The SpaceX CRS-2 mission launches from Cape Canaveral's Launch Complex 40 on March 1, 2013. Image source: SpaceX.
A big tip of the hat to the Florida Space Development Council for this find.
Posted on the Federal Business Opportunities web site FedBizOpps.gov is an invitation to attend a public forum in Colorado Springs “to discuss a potential future concept to convert the Eastern Range (in part or whole) and Cape Canaveral Air Force Station (CCAFS) from an Air Force managed range to an FAA-licensed commercial launch site (i.e., a spaceport).”
The concept explores an approach where launch programs (U.S, commercial, civil, and national security space sector launch and test and evaluation (T&E) programs) contract for support services as needed for their missions from an FAA-licensed commercial launch site operator that manages the transportation and utility infrastructure, support services, and range capabilities as a business. This effort is directed by AFSPC Commander as part of a larger Range Capabilities Based Assessment (CBA).
AFSPC is the Air Force Space Command.
The invitation states, “Of significant interest to HQ AFSPC is commercial industry input into the business strategy and execution of this concept.” One-on-one conversations “with interested commercial companies” are offered on Day 2 of the event.
The implications, obviously, are staggering.
It might also render moot the proposal to transfer NASA property near Shiloh to Space Florida so that it can be used for commercial launches.

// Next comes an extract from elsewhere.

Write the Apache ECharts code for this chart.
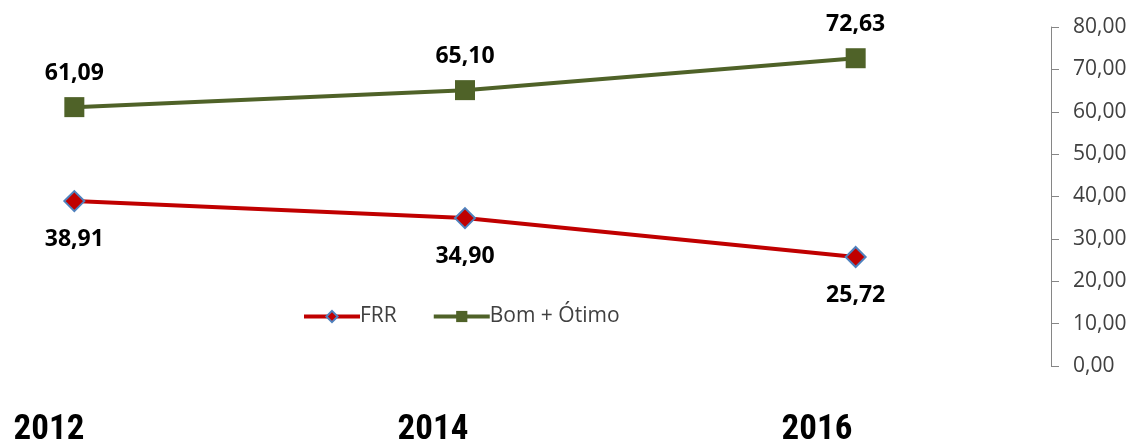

The proposal arose to help commercial companies such as SpaceX and Blue Origin avoid duplication of oversight for launches of commercial payloads, as launches from CCAFS launch pads require both FAA and 45th Space Wing approval. If the FAA takes over the Eastern Range, then this might eliminate the duplication driving the Shiloh debate.
The address in Colorado Springs belongs to Booz Allen Hamilton, which provides management and technology consulting for both government and business clients. Their web site discusses how they provide services to defense space agencies.
In tangential news, Air Force Times reported on July 10 that a USAF chief scientist believes the service should emulate SpaceX in its acquisition strategies.
The Air Force’s current acquisition process is incapable of producing innovative systems quickly and affordably, former Air Force Chief Scientist Mark Maybury said in a June 21 report called “Global Horizons: United States Air Force Global Science and Technology Vision.” And the increasing complexity of integrating advanced technology into aircraft such as the F-35 will likely further slow the development process in the future. This “threaten[s] to erode the current decisive technology advantage” the Air Force now enjoys over its adversaries, Maybury said. He retired June 28.
Maybury said the Air Force needs to emulate the rapid prototyping processes used by SpaceX and Scaled Composites, which he said produce aerospace vehicles 50 percent faster than under traditional acquisitions. SpaceX produced the Dragon capsule, which last year became the first commercial vehicle to dock with and deliver supplies to the International Space Station, and Scaled Composites won the Ansari X-Prize for its SpaceShipOne, the first private manned spacecraft.
UPDATE July 14, 2013 — Florida Today reports details on the proposed privatization of CCAFS.
Meetings this week will explore a major change to that historic role, studying the possibility of privatizing some or all operations at Cape Canaveral Air Force Station and the Eastern Range, “the nation’s premier gateway to space.”
Under a preliminary concept to be discussed in a public forum Thursday and Friday in Colorado Springs, responsibilities now handled by the 45th Space Wing would be turned over to a spaceport operator approved by the Federal Aviation Administration.
The article notes that “budget pressures and increasing commercialization of launch activity are driving the Department of Defense to consider the concept seriously, though ideas have been discussed for years.”